Voices For Vermont Yankee
Meredith Angwin has been fighting to save Vermont from itself for several years. She has been publishing a blog at Yes Vermont Yankee, teaching adult education classes about energy, attending public meetings, giving interviews, and participating in debates about energy policy since about 2008. (She’ll let me know if I got the date wrong.)
She recently recognized an important historical point in the struggle to keep the well maintained, reliable (VY’s capacity factor has been between 80-95% for the past decade), emission free power plant on the grid.
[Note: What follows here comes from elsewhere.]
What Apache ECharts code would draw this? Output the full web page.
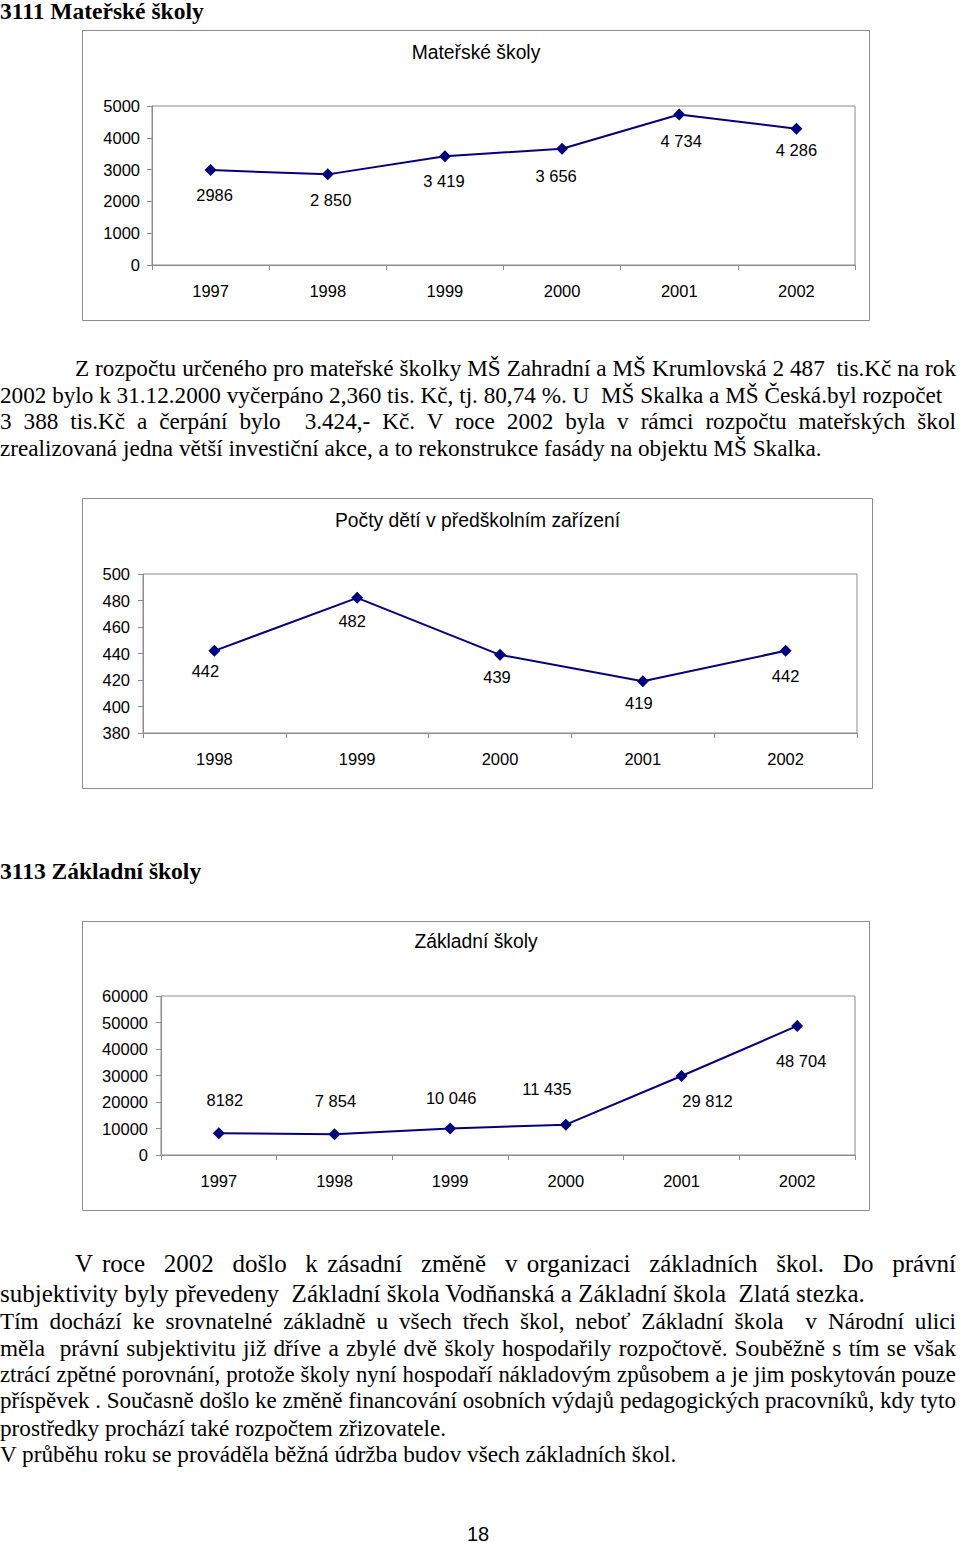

At a meeting held by the Public Services Commission to determine if the plant should receive a Certificate of Public Good, dozens of plant supporters from as far as several hundred miles took the time to drive to Vernon to provide their short commentary about why they support the plant as a major benefit to the state.
Meredith presciently made contact with many of the speakers and obtained copies of their statements. She featured those on her blog and then realized that the blog posts were a bit transitory and might be forgotten over time. She and her husband have now captured those insightful comments as an eBook (priced at just $2.99) titled Voices For Vermont Yankee. The Kindle version is available from Amazon at http://amzn.to/VZsLhR while the Nook version is available from Barnes and Noble at http://bit.ly/YVgOVi.
It is a good read; especially if you sometimes dispair for American democracy. The people who support the plant are well educated, well spoken and passionate about the importance of clean, reliable, safe energy for now and for the future. I highly recommend the book and gave it 5 stars in my review on Amazon.
Unlike the antinuclear grannies who chain themselves to private property fences in protest of something good – an act that mainly benefits natural gas suppliers – Meredith is a grannie who is working hard to make the world a better, safer and more prosperous place for her children and grandchildren.
Disclosure: I have considered Meredith a close personal friend since we both participated in a nuclear tourist trip to France in the summer of 2010. She is a talented, caring lady who earned her technical chops as a physical chemist with a specialty in understanding and preventing corrosion.
Thank you so much, Rod! I hope this book will be an inspiration to pro-nuclear people to capture more of the good things that supporters say. We rarely capture the good things. Of course, whack-a-mole keeps pro-nuclear people pretty busy. So many accusations, so little time to answer them! But whack-a-mole can never be a winning game, not on its own, at least. We need to record the good stuff, too.